Eight years since the Iraq debacle – nearly to the day – and it seems that France has moved on; not from its self-professed moral bearings, but from representing even a fragment of the civilian power model it had so furiously condemned the US and UK for lacking and has initiated its own oil-fuelled escapade. Ultimately France, like the US before it, has fallen victim to its own rhetoric and believes that its national interests are mirror images of EU and international interests and feels vindicated in pursuing violent solutions to, ostensibly, defend international human rights, democracy and the rule of law even when other solutions exist. This is reminiscent of the Bush (jr.) era where political radicalism was married to military adventurism with one fatal difference: it is France’s adventure in North Africa and France is a key member of the EU, a role-model nation in the Francophone, a permanent member of the UNSC, home to the Council of Europe and generally thought of as a progressive member of the international community trying to overcome its colonial legacy.

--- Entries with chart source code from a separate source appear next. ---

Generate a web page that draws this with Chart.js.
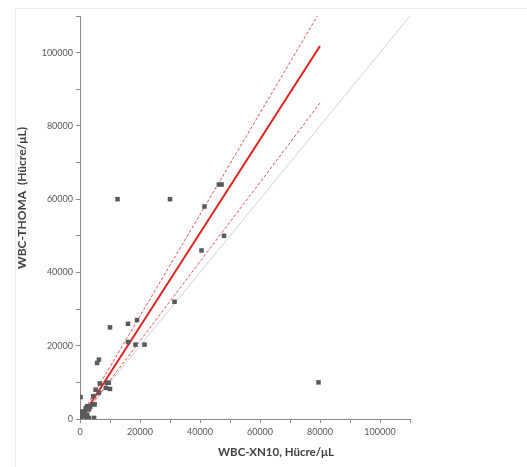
<!DOCTYPE html>
<html>
<head>
<meta charset="utf-8">
<script src="https://cdn.jsdelivr.net/npm/chart.js@4.4.1/dist/chart.umd.min.js"></script>
<style>
    html, body { margin: 0; padding: 0; background: #fff; }
    #frame {
        position: absolute; left: 15px; top: 8px; right: 0; bottom: 0;
        border-left: 1px solid #ececec; border-top: 1px solid #ececec;
    }
    #wrap { position: absolute; left: 0; top: 0; width: 527px; height: 467px; }
</style>
</head>
<body>
<div id="frame"></div>
<div id="wrap"><canvas id="wbcChart"></canvas></div>
<script>
// Données : WBC-XN10 (x) contre WBC-THOMA (y), en cellules/µL
const xn10Values = [12500, 30000, 41500, 46300, 47200, 40500, 48000, 31500, 16000, 19000,
    10000, 16000, 18500, 21500, 5700, 6300, 6600, 8900, 9600, 8600,
    10000, 79500, 200, 4400, 5200, 6300, 4900, 4100, 2400, 3000,
    1300, 1900, 800, 200, 0, 3000, 4700, 200, 2400, 1300,
    600, 1600, 3400, 2000];
const thomaValues = [60000, 60000, 58000, 64000, 64000, 46000, 50000, 32000, 26000, 27000,
    25000, 21000, 20300, 20300, 15300, 16200, 9700, 9900, 9900, 8500,
    8200, 10000, 6000, 6200, 8000, 7200, 4000, 4000, 3500, 2600,
    2100, 3000, 800, 300, 100, 300, 300, 1200, 1200, 1200,
    2000, 1600, 3300, 400];

// Droite de régression et intervalle de confiance
const fitX = [0, 80000];
const fitY = [-270, 101800];
const upperY = [400, 111200];
const lowerY = [-330, 86230];

// Droite d'identité y = x
const identityX = [0, 110000];
const identityY = [0, 110000];

// Axes
const axisMax = 110000;
const tickStep = 10000;
const labelStep = 20000;
const labelMax = 100000;

const xTitle = 'WBC-XN10, Hücre/μL';
const yTitle = 'WBC-THOMA  (Hücre/μL)';

function toPoints(xs, ys) {
    return xs.map((x, i) => ({ x: x, y: ys[i] }));
}

function tickLabel(value) {
    return (value % labelStep === 0 && value <= labelMax) ? String(value) : '';
}

// Titres d'axes dessinés à la main pour caler leur position
const axisTitles = {
    id: 'axisTitles',
    afterDraw(chart) {
        const ctx = chart.ctx;
        ctx.save();
        ctx.fillStyle = '#404040';
        ctx.textAlign = 'center';
        ctx.textBaseline = 'middle';
        ctx.font = 'bold 11.5px Lato';
        ctx.fillText(xTitle, 276, 452);
        ctx.translate(22, 198);
        ctx.rotate(-Math.PI / 2);
        ctx.font = 'bold 12px Lato';
        ctx.fillText(yTitle, 0, 0);
        ctx.restore();
    }
};

const axisColor = '#8c8c8c';
const tickFont = { family: 'Lato', size: 9 };

const chartConfig = {
    type: 'scatter',
    data: {
        datasets: [
            {
                data: toPoints(xn10Values, thomaValues),
                pointStyle: 'rect',
                pointRadius: 3.2,
                pointBackgroundColor: '#5a5a5a',
                pointBorderWidth: 0,
                showLine: false
            },
            {
                data: toPoints(fitX, fitY),
                showLine: true,
                borderColor: '#e0211d',
                borderWidth: 2,
                pointRadius: 0
            },
            {
                data: toPoints(fitX, upperY),
                showLine: true,
                borderColor: '#e4504c',
                borderWidth: 1,
                borderDash: [3, 2],
                pointRadius: 0
            },
            {
                data: toPoints(fitX, lowerY),
                showLine: true,
                borderColor: '#e4504c',
                borderWidth: 1,
                borderDash: [3, 2],
                pointRadius: 0
            },
            {
                data: toPoints(identityX, identityY),
                showLine: true,
                borderColor: '#d2d2d8',
                borderWidth: 1,
                pointRadius: 0
            }
        ]
    },
    options: {
        responsive: true,
        maintainAspectRatio: false,
        animation: false,
        layout: { padding: { left: 0, right: 117, top: 16, bottom: 0 } },
        scales: {
            x: {
                min: 0, max: axisMax,
                border: { color: axisColor, width: 1 },
                grid: { drawOnChartArea: false, tickLength: 4, color: axisColor },
                ticks: {
                    stepSize: tickStep, autoSkip: false, maxRotation: 0,
                    padding: 4, color: '#595959', font: tickFont,
                    callback: tickLabel
                },
                afterFit: (scale) => { scale.height = 48; }
            },
            y: {
                min: 0, max: axisMax,
                border: { color: axisColor, width: 1 },
                grid: { drawOnChartArea: false, tickLength: 4, color: axisColor },
                ticks: {
                    stepSize: tickStep, autoSkip: false,
                    padding: 3, color: '#595959', font: tickFont,
                    callback: tickLabel
                },
                afterFit: (scale) => { scale.width = 80; }
            }
        },
        plugins: {
            legend: { display: false },
            tooltip: { enabled: false }
        }
    },
    plugins: [axisTitles]
};

const chart = new Chart(document.getElementById('wbcChart'), chartConfig);
</script>
</body>
</html>
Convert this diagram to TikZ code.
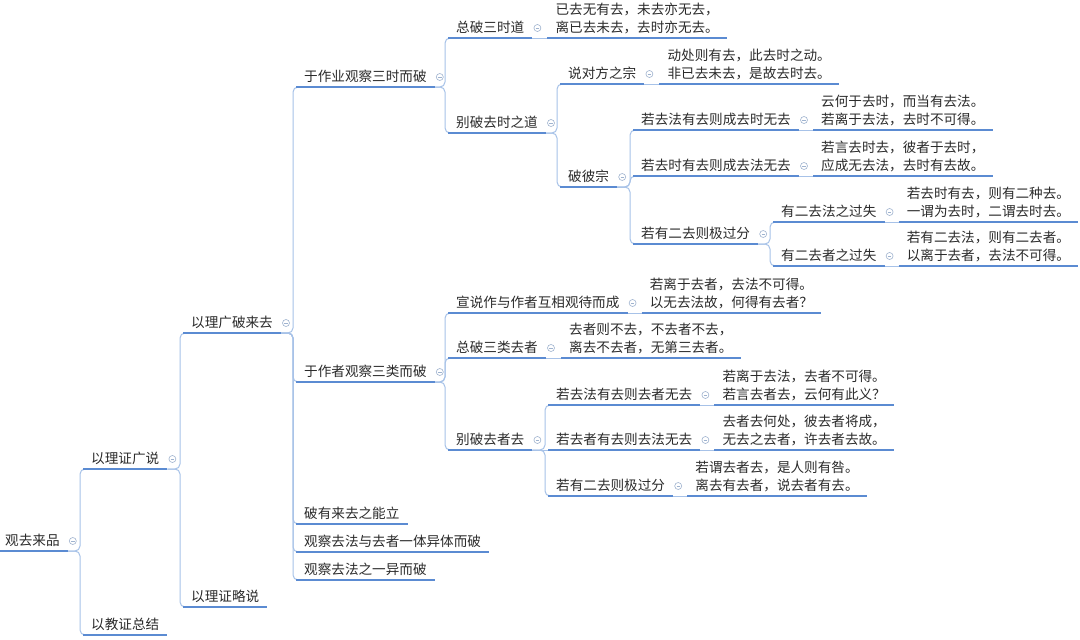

The resemblance between France and the US, as foreign policy actors, is shocking: both are captivated by their self-generated morality, are drawn to fulfil mission civilisatrice for reasons of national pride and wealth, are instinctively unilateral, (though deceptively use multilateral forums) and both are addicted to sweet hydrocarbons. To gain control of the latter, France and the US have deployed the language and logic of their mission civilisatrice, shrug their shoulders and wonder why large segments of the international community – particularly the global south – distrust (at best) and openly resist their interference and sometime their presence.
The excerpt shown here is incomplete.